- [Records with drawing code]

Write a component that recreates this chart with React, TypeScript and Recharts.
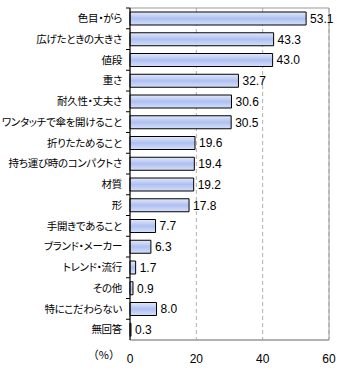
import { BarChart, Bar, XAxis, YAxis, CartesianGrid, LabelList, ReferenceArea } from "recharts";

const categories = [
  "色目・がら",
  "広げたときの大きさ",
  "値段",
  "重さ",
  "耐久性・丈夫さ",
  "ワンタッチで傘を開けること",
  "折りたためること",
  "持ち運び時のコンパクトさ",
  "材質",
  "形",
  "手開きであること",
  "ブランド・メーカー",
  "トレンド・流行",
  "その他",
  "特にこだわらない",
  "無回答",
];
const values = [53.1, 43.3, 43.0, 32.7, 30.6, 30.5, 19.6, 19.4, 19.2, 17.8, 7.7, 6.3, 1.7, 0.9, 8.0, 0.3];
const xTicks = [0, 20, 40, 60];

const data = categories.map((name, i) => ({ name, value: values[i] }));

const W = 340;
const H = 370;
const MARGIN = { top: 8, right: 11, bottom: 0, left: 0 };
const X_AXIS_H = 30;
const BAND = (H - MARGIN.top - MARGIN.bottom - X_AXIS_H) / categories.length;

const FONT = "'Noto Sans CJK JP', sans-serif";

function CategoryTick(props: any) {
  const { x, y, payload } = props;
  return (
    <g>
      <line x1={x - 4} x2={x} y1={y - BAND / 2} y2={y - BAND / 2} stroke="#000" />
      <text
        x={x - 8}
        y={y}
        dy="0.35em"
        textAnchor="end"
        fontSize={10.5}
        fill="#000"
        fontFamily={FONT}
        style={{ fontFeatureSettings: "'palt'", letterSpacing: "-0.3px" }}
      >
        {payload.value}
      </text>
    </g>
  );
}

export default function App() {
  return (
    <div style={{ position: "absolute", left: 0, top: 0, background: "#fff" }}>
      <BarChart width={W} height={H} data={data} layout="vertical" margin={MARGIN}>
        <defs>
          <linearGradient id="barFill" x1="0" y1="0" x2="0" y2="1">
            <stop offset="0%" stopColor="#e2e9fb" />
            <stop offset="50%" stopColor="#aec0f1" />
            <stop offset="100%" stopColor="#d6e0fa" />
          </linearGradient>
        </defs>
        <CartesianGrid horizontal={false} strokeDasharray="4 3" stroke="#b0b0b0" />
        <ReferenceArea x1={0} x2={60} fill="none" stroke="#999" strokeWidth={1} />
        <XAxis
          type="number"
          domain={[0, 60]}
          ticks={xTicks}
          height={X_AXIS_H}
          axisLine={{ stroke: "#999" }}
          tickLine={false}
          tickMargin={8}
          tick={{ fontSize: 12, fill: "#000", fontFamily: "'Liberation Sans', Arial, sans-serif" }}
          label={{ value: "（%）", position: "left", offset: 10, fontSize: 11, fill: "#000", fontFamily: FONT }}
        />
        <YAxis
          type="category"
          dataKey="name"
          width={130}
          axisLine={{ stroke: "#000" }}
          tickLine={false}
          tickSize={0}
          tickMargin={0}
          interval={0}
          tick={<CategoryTick />}
        />
        <Bar dataKey="value" barSize={13} fill="url(#barFill)" stroke="#000" strokeWidth={1} isAnimationActive={false}>
          <LabelList
            dataKey="value"
            position="right"
            offset={4}
            fontSize={12}
            fill="#000"
            fontFamily="'Liberation Sans', Arial, sans-serif"
            formatter={(v: any) => Number(v).toFixed(1)}
          />
        </Bar>
      </BarChart>
    </div>
  );
}
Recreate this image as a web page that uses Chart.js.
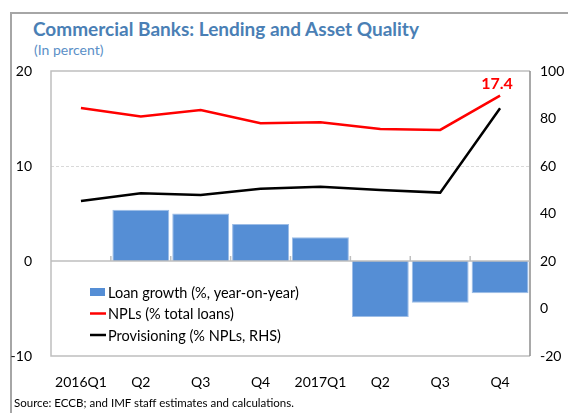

- [Your task]
Reproduce the material above from its first line through the line containing "CartesianGrid, LabelList, ReferenceArea", both ends included, and skip every picture.

- [Solution to this problem]
Write a component that recreates this chart with React, TypeScript and Recharts.
import { BarChart, Bar, XAxis, YAxis, CartesianGrid, LabelList, ReferenceArea } from "recharts";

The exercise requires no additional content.